**RECORDED INFORMATION**

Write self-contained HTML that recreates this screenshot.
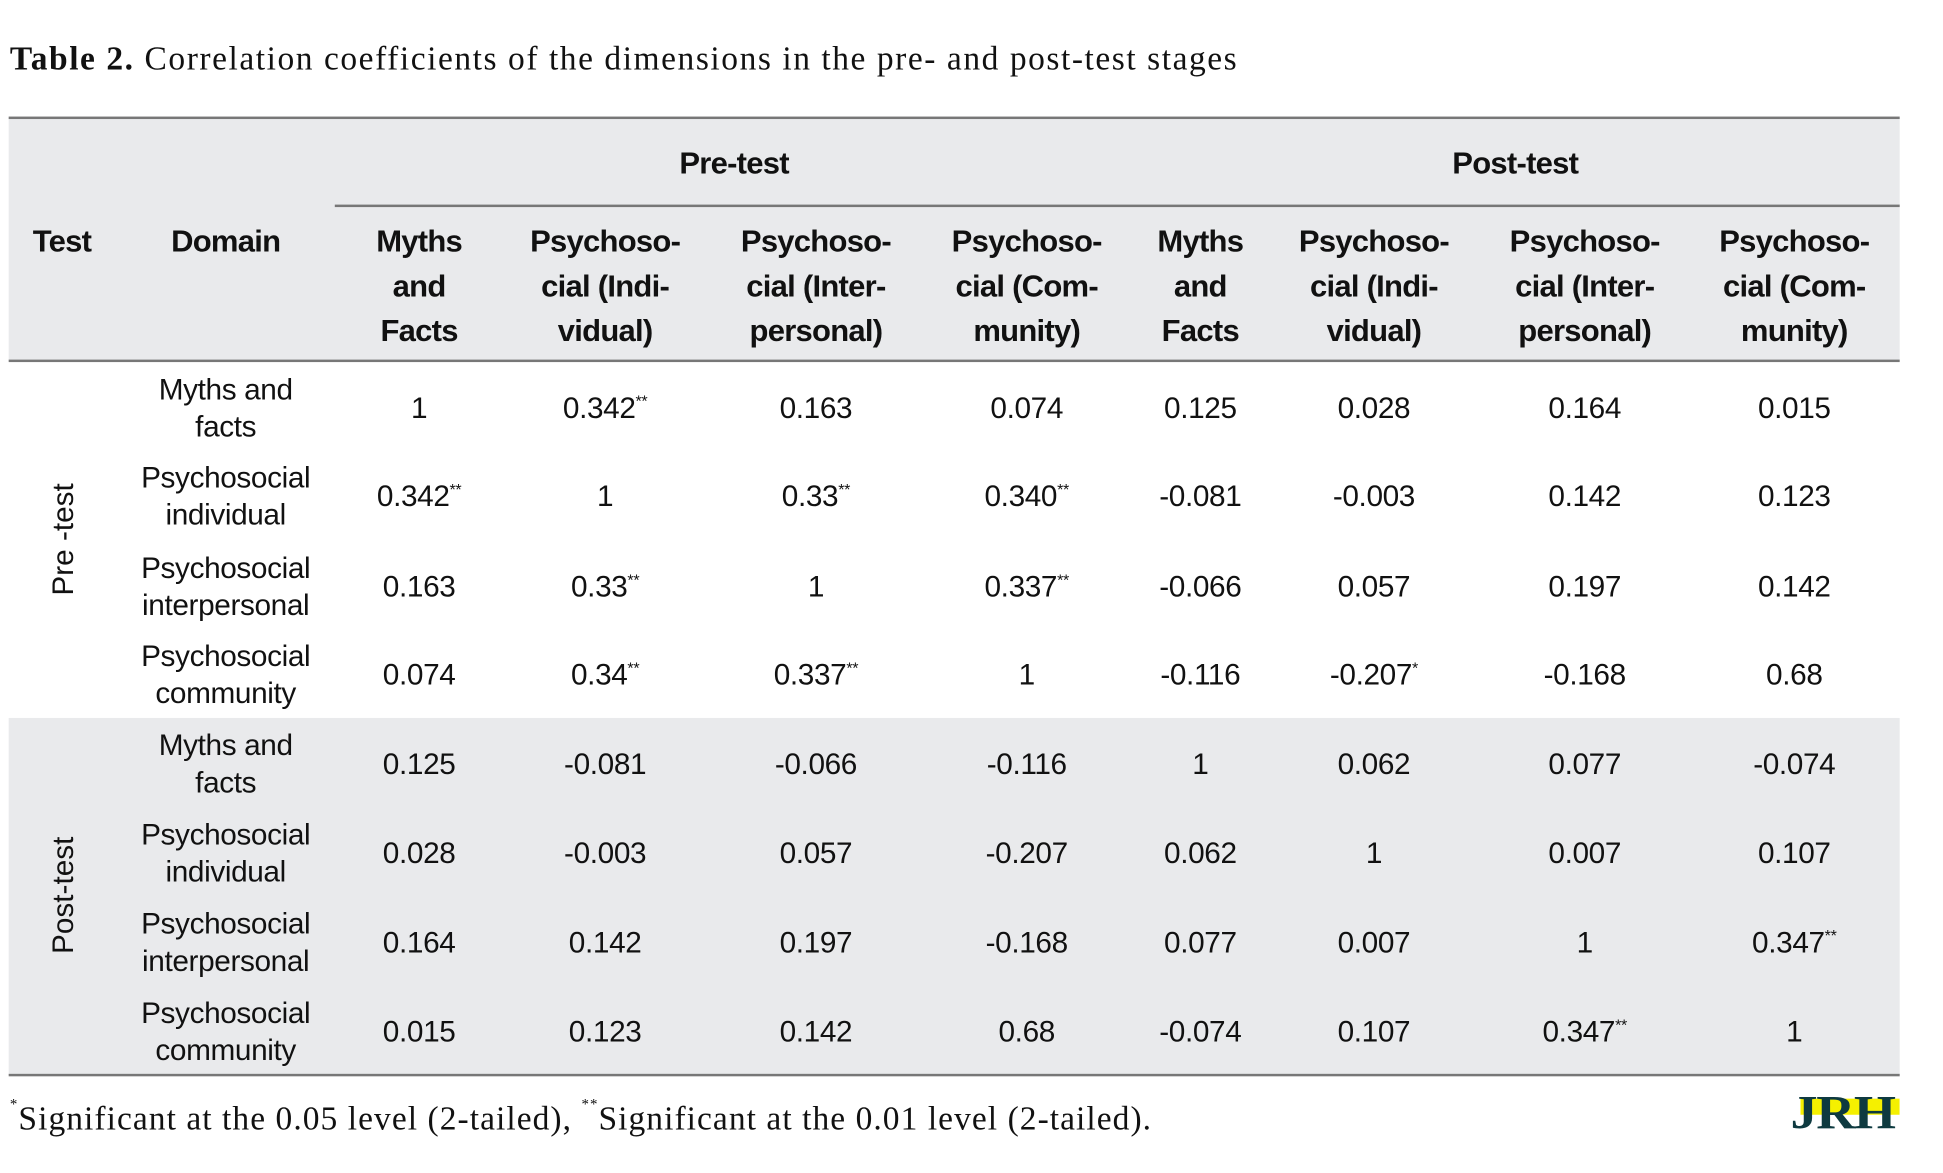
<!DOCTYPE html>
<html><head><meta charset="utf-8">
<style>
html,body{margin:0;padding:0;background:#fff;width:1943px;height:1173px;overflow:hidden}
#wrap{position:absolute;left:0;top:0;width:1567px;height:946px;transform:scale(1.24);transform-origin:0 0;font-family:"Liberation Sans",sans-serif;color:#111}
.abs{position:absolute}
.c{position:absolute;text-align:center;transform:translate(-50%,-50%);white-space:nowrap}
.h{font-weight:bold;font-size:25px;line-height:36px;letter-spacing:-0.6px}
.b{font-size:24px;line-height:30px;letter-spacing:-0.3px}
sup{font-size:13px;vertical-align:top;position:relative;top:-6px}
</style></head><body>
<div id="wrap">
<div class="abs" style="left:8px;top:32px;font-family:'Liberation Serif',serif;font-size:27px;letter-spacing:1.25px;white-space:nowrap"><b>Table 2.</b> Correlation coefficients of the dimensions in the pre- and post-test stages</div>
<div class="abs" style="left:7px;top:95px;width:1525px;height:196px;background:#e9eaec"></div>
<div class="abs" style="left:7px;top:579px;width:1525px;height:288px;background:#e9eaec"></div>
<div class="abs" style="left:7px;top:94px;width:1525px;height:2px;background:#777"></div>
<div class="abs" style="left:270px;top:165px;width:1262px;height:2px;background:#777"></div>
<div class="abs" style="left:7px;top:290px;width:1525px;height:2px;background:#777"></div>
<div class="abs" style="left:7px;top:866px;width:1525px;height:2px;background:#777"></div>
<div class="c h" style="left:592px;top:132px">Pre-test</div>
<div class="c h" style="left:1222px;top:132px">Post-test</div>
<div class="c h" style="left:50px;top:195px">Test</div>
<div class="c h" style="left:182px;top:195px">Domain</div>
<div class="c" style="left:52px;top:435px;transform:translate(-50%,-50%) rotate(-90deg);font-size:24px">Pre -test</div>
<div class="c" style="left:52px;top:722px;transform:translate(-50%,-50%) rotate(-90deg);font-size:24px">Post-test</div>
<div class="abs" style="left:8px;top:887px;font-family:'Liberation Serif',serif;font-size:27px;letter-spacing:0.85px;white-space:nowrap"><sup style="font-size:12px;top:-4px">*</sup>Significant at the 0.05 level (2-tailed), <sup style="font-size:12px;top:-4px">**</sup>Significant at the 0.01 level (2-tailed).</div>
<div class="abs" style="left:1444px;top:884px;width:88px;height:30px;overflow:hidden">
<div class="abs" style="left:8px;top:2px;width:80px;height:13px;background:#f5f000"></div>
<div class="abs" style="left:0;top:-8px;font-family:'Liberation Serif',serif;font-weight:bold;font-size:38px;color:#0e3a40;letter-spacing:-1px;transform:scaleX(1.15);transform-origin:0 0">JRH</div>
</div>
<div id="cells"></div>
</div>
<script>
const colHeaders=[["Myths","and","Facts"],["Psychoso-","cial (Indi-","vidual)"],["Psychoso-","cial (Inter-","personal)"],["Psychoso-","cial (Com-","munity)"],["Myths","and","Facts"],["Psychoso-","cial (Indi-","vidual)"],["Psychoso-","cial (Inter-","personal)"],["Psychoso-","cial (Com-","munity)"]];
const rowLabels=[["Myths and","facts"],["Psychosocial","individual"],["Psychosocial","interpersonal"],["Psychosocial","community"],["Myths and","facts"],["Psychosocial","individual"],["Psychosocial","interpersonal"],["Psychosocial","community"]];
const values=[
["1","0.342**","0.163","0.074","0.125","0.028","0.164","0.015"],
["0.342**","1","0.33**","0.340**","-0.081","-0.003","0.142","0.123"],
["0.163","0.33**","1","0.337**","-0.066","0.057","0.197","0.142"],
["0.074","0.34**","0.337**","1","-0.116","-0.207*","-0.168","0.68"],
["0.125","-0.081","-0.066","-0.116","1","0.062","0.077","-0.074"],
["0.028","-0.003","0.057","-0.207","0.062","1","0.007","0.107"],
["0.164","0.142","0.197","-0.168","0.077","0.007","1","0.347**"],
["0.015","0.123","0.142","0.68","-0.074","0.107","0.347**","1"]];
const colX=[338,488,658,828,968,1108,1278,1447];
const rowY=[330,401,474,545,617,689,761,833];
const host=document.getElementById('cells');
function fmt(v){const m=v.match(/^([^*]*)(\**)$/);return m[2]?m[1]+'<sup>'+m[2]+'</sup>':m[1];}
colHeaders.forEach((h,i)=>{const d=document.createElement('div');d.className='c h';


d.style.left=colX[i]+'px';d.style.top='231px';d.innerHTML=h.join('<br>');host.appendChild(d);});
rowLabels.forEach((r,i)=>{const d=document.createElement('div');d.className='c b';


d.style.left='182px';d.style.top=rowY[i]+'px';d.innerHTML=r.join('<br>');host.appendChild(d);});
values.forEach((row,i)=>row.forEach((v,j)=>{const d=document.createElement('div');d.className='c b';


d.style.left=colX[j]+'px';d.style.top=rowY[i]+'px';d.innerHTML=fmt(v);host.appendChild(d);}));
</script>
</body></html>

**GOAL**
Leave out the pictures and transcribe everything else exactly.

**RESULT FOR THIS TASK**
Write self-contained HTML that recreates this screenshot.
<!DOCTYPE html>
<html><head><meta charset="utf-8">
<style>
html,body{margin:0;padding:0;background:#fff;width:1943px;height:1173px;overflow:hidden}
#wrap{position:absolute;left:0;top:0;width:1567px;height:946px;transform:scale(1.24);transform-origin:0 0;font-family:"Liberation Sans",sans-serif;color:#111}
.abs{position:absolute}
.c{position:absolute;text-align:center;transform:translate(-50%,-50%);white-space:nowrap}
.h{font-weight:bold;font-size:25px;line-height:36px;letter-spacing:-0.6px}
.b{font-size:24px;line-height:30px;letter-spacing:-0.3px}
sup{font-size:13px;vertical-align:top;position:relative;top:-6px}
</style></head><body>
<div id="wrap">
<div class="abs" style="left:8px;top:32px;font-family:'Liberation Serif',serif;font-size:27px;letter-spacing:1.25px;white-space:nowrap"><b>Table 2.</b> Correlation coefficients of the dimensions in the pre- and post-test stages</div>
<div class="abs" style="left:7px;top:95px;width:1525px;height:196px;background:#e9eaec"></div>
<div class="abs" style="left:7px;top:579px;width:1525px;height:288px;background:#e9eaec"></div>
<div class="abs" style="left:7px;top:94px;width:1525px;height:2px;background:#777"></div>
<div class="abs" style="left:270px;top:165px;width:1262px;height:2px;background:#777"></div>
<div class="abs" style="left:7px;top:290px;width:1525px;height:2px;background:#777"></div>
<div class="abs" style="left:7px;top:866px;width:1525px;height:2px;background:#777"></div>
<div class="c h" style="left:592px;top:132px">Pre-test</div>
<div class="c h" style="left:1222px;top:132px">Post-test</div>
<div class="c h" style="left:50px;top:195px">Test</div>
<div class="c h" style="left:182px;top:195px">Domain</div>
<div class="c" style="left:52px;top:435px;transform:translate(-50%,-50%) rotate(-90deg);font-size:24px">Pre -test</div>
<div class="c" style="left:52px;top:722px;transform:translate(-50%,-50%) rotate(-90deg);font-size:24px">Post-test</div>
<div class="abs" style="left:8px;top:887px;font-family:'Liberation Serif',serif;font-size:27px;letter-spacing:0.85px;white-space:nowrap"><sup style="font-size:12px;top:-4px">*</sup>Significant at the 0.05 level (2-tailed), <sup style="font-size:12px;top:-4px">**</sup>Significant at the 0.01 level (2-tailed).</div>
<div class="abs" style="left:1444px;top:884px;width:88px;height:30px;overflow:hidden">
<div class="abs" style="left:8px;top:2px;width:80px;height:13px;background:#f5f000"></div>
<div class="abs" style="left:0;top:-8px;font-family:'Liberation Serif',serif;font-weight:bold;font-size:38px;color:#0e3a40;letter-spacing:-1px;transform:scaleX(1.15);transform-origin:0 0">JRH</div>
</div>
<div id="cells"></div>
</div>
<script>
const colHeaders=[["Myths","and","Facts"],["Psychoso-","cial (Indi-","vidual)"],["Psychoso-","cial (Inter-","personal)"],["Psychoso-","cial (Com-","munity)"],["Myths","and","Facts"],["Psychoso-","cial (Indi-","vidual)"],["Psychoso-","cial (Inter-","personal)"],["Psychoso-","cial (Com-","munity)"]];
const rowLabels=[["Myths and","facts"],["Psychosocial","individual"],["Psychosocial","interpersonal"],["Psychosocial","community"],["Myths and","facts"],["Psychosocial","individual"],["Psychosocial","interpersonal"],["Psychosocial","community"]];
const values=[
["1","0.342**","0.163","0.074","0.125","0.028","0.164","0.015"],
["0.342**","1","0.33**","0.340**","-0.081","-0.003","0.142","0.123"],
["0.163","0.33**","1","0.337**","-0.066","0.057","0.197","0.142"],
["0.074","0.34**","0.337**","1","-0.116","-0.207*","-0.168","0.68"],
["0.125","-0.081","-0.066","-0.116","1","0.062","0.077","-0.074"],
["0.028","-0.003","0.057","-0.207","0.062","1","0.007","0.107"],
["0.164","0.142","0.197","-0.168","0.077","0.007","1","0.347**"],
["0.015","0.123","0.142","0.68","-0.074","0.107","0.347**","1"]];
const colX=[338,488,658,828,968,1108,1278,1447];
const rowY=[330,401,474,545,617,689,761,833];
const host=document.getElementById('cells');
function fmt(v){const m=v.match(/^([^*]*)(\**)$/);return m[2]?m[1]+'<sup>'+m[2]+'</sup>':m[1];}
colHeaders.forEach((h,i)=>{const d=document.createElement('div');d.className='c h';


d.style.left=colX[i]+'px';d.style.top='231px';d.innerHTML=h.join('<br>');host.appendChild(d);});
rowLabels.forEach((r,i)=>{const d=document.createElement('div');d.className='c b';


d.style.left='182px';d.style.top=rowY[i]+'px';d.innerHTML=r.join('<br>');host.appendChild(d);});
values.forEach((row,i)=>row.forEach((v,j)=>{const d=document.createElement('div');d.className='c b';


d.style.left=colX[j]+'px';d.style.top=rowY[i]+'px';d.innerHTML=fmt(v);host.appendChild(d);}));
</script>
</body></html>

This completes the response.